Pull every "with" line out of the data below.
Begin
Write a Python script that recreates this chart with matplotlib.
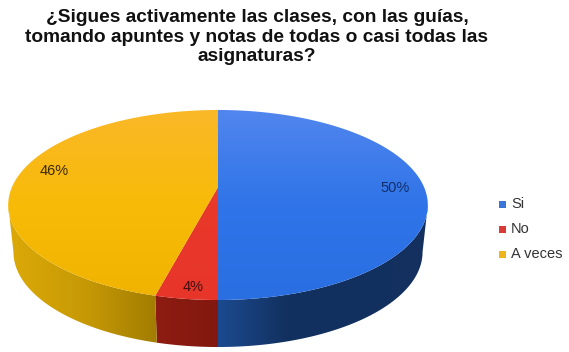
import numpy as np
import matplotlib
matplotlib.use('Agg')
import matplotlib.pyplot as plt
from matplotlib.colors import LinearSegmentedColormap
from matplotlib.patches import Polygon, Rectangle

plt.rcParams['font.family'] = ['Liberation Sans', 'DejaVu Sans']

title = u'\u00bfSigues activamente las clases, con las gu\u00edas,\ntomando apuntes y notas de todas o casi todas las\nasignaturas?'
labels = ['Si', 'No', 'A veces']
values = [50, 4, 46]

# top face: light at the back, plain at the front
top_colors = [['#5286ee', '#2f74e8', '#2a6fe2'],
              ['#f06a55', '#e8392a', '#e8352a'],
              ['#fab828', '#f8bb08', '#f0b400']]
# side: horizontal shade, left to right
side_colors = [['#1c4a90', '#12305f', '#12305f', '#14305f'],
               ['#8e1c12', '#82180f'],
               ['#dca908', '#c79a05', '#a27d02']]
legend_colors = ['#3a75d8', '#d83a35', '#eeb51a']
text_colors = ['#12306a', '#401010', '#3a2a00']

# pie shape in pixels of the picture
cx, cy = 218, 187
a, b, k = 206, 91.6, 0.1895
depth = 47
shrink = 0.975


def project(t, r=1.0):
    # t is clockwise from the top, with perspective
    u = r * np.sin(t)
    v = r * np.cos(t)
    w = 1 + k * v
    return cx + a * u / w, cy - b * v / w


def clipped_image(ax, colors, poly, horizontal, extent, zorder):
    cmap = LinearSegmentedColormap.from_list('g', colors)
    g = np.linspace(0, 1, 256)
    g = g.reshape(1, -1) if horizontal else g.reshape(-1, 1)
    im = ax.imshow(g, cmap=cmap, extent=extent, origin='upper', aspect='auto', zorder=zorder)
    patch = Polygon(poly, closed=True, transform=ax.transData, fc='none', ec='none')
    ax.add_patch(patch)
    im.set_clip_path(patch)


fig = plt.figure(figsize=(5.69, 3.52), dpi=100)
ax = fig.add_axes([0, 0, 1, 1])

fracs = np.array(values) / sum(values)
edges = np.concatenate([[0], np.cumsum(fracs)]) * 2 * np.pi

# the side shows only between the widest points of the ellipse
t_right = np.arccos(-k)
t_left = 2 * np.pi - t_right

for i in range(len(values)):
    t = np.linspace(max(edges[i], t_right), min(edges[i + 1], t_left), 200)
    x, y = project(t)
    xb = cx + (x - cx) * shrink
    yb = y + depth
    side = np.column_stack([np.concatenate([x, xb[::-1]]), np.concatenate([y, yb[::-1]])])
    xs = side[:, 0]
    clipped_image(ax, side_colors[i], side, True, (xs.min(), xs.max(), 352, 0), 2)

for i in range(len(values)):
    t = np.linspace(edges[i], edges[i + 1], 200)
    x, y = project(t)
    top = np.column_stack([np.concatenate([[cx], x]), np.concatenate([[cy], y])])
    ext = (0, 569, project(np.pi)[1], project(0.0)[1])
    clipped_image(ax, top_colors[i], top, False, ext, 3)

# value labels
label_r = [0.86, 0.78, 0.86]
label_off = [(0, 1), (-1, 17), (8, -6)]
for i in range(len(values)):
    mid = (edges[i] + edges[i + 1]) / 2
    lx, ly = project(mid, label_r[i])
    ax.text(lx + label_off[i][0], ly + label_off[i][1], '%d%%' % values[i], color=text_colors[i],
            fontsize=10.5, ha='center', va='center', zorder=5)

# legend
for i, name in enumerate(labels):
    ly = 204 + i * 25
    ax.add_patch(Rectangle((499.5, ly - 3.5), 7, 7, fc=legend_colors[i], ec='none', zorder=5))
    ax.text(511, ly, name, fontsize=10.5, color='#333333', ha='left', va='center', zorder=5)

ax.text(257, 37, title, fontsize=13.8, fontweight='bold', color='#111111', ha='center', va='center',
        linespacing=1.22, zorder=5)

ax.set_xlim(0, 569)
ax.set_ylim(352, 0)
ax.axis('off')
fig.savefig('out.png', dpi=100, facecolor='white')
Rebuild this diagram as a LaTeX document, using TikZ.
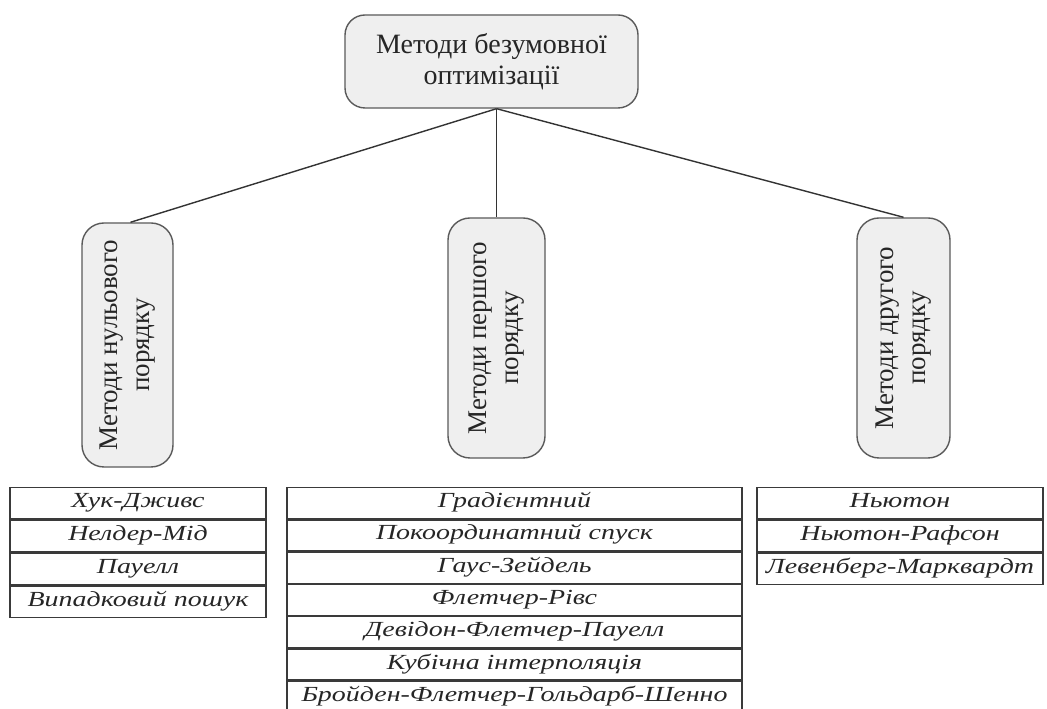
End
## Result of the exercise:
Write a Python script that recreates this chart with matplotlib.
    # t is clockwise from the top, with perspective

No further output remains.